The episodic rise, net growing rate and kinematics of radial faults of the Salinas de Oro diapir using paleoseismological techniques (NE Spain). Salt upwelling versus karstic subsidence

Abstract

This paper explores the use of trenching and paleoseismological techniques to determine salt flow rates into a salt diapir for the first time in the literature. The Salinas de Oro diapir, located in the northern Spanish Pyrenees, is an oval-shaped Triassic-salt stock that extends vertically for ≫7 km down to the Paleozoic basement. Salt dissolution subsidence and diapir growth are coeval active processes. Karstification is responsible for the development of large sinkholes, a thick caprock and the monocline folding and ring faulting of the Cretaceous and Early Tertiary limestone rim.

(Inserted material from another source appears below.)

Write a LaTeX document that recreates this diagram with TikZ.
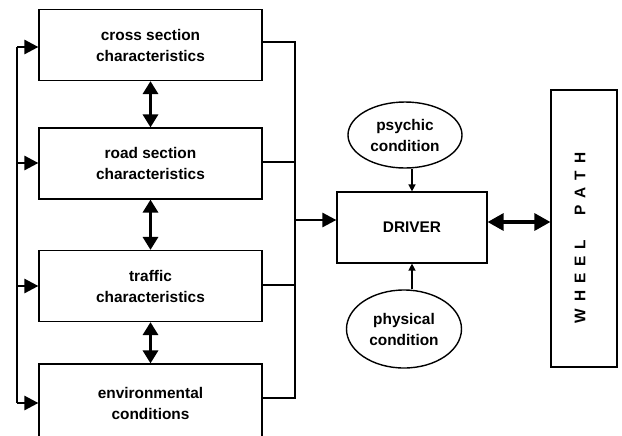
\documentclass[tikz,border=0pt]{standalone}
\usepackage{fontspec}
\setmainfont{Liberation Sans}
\usetikzlibrary{arrows.meta,shapes.geometric}

\tikzset{
    block/.style={draw, line width=0.6pt, inner sep=0pt, align=center,
        minimum width=111.5pt, minimum height=35.5pt,
        font=\bfseries\fontsize{7.7}{10.5}\selectfont},
    cond/.style={ellipse, draw, line width=0.7pt, inner sep=0pt, align=center,
        font=\bfseries\fontsize{7.7}{10.5}\selectfont},
    bus/.style={line width=1.3pt},
    feed/.style={bus, -{Triangle[length=7pt,width=7pt]}},
    link/.style={line width=1.6pt, {Triangle[length=6.5pt,width=7.5pt]}-{Triangle[length=6.5pt,width=7.5pt]}},
    influence/.style={line width=0.7pt, -{Triangle[length=3.5pt,width=3.5pt]}}
}

\begin{document}
\begin{tikzpicture}[x=0.5pt, y=-0.5pt]
        \path[use as bounding box, clip] (0,0) rectangle (622,435);
        \fill[white] (0,0) rectangle (622,435);

        % Nodes
        \node[block] (Cross) at (150.5, 45) {cross section\\characteristics};
        \node[block] (Road) at (150.5, 163.5) {road section\\characteristics};
        \node[block] (Traffic) at (150.5, 286) {traffic\\characteristics};
        \node[block, minimum height=39pt] (Env) at (150.5, 403) {environmental\\conditions};
        \node[block, minimum width=75pt] (Driver) at (412, 227.5) {DRIVER};
        \node[cond, minimum width=57pt, minimum height=33pt] (Psychic) at (405, 135) {psychic\\condition};
        \node[cond, minimum width=57.5pt, minimum height=39pt] (Physical) at (404, 329) {physical\\condition};
        \node[draw, line width=0.6pt, minimum width=33pt, minimum height=138.5pt] (Wheel) at (584, 228.5) {};
        \node[rotate=90, font=\bfseries\fontsize{7.7}{10.5}\selectfont] (WheelText) at (580, 238)
            {W\kern3.5pt H\kern3.5pt E\kern3.5pt E\kern3.5pt L\kern12pt P\kern3.5pt A\kern3.5pt T\kern3.5pt H};

        % Bus points
        \coordinate (L1) at (17, 47);
        \coordinate (L2) at (17, 163);
        \coordinate (L3) at (17, 286);
        \coordinate (L4) at (17, 403);
        \coordinate (R1) at (295, 42);
        \coordinate (R2) at (295, 162);
        \coordinate (R3) at (295, 285);
        \coordinate (R4) at (295, 398);
        \coordinate (RD) at (295, 220);
        \coordinate (DW) at (519, 222);

        % Arrows
        \draw[bus] (L1) -- (L4);
        \draw[feed] (L1) -- (L1 -| Cross.west);
        \draw[feed] (L2) -- (L2 -| Road.west);
        \draw[feed] (L3) -- (L3 -| Traffic.west);
        \draw[feed] (L4) -- (L4 -| Env.west);

        \draw[bus] (R1 -| Cross.east) -- (R1) -- (R4) -- (R4 -| Env.east);
        \draw[bus] (R2 -| Road.east) -- (R2);
        \draw[bus] (R3 -| Traffic.east) -- (R3);
        \draw[feed] (RD) -- (RD -| Driver.west);

        \draw[link] (Cross.south) -- (Road.north);
        \draw[link] (Road.south) -- (Traffic.north);
        \draw[link] (Traffic.south) -- (Env.north);
        \draw[link, {Triangle[length=8pt,width=8.5pt]}-{Triangle[length=8pt,width=8.5pt]}] (DW -| Driver.east) -- (DW -| Wheel.west);

        \draw[influence] (Psychic.south -| Driver.north) -- (Driver.north);
        \draw[influence] (Physical.north -| Driver.south) -- (Driver.south);
    \end{tikzpicture}
\end{document}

The evaporite karstic aquifer discharges high-concentration water of up to 137 g/l of total dissolved solids and a conductivity over 200 mS/cm into the Salado Creek, which drains the diapir top. The salinity monitoring of this drainage provides a maximum karstic surface lowering rate of around 2.8 mm/yr. Salt upwelling has caused the 150 m uplift of the annular limestone escarpment and the development of ≫3000 m long radial grabens with up to 90 m of vertical offset that disrupt drainages, displace Quaternary deposits and overprint concentric faults. The 260 cm drag folding of lacustrine facies exposed in a 42 m long and 6.5 m deep trench due to the creep motion of the western radial fault of Azanza Graben yielded a minimum short-term uplift slip rate of 1.75 mm/yr for the last 1485 years and provides a minimum salt supply rate of over 5 mm/yr considering karstification lowering. This value that is several hundred times higher than average, evidence the discontinuous growth of Salinas de Oro diapir.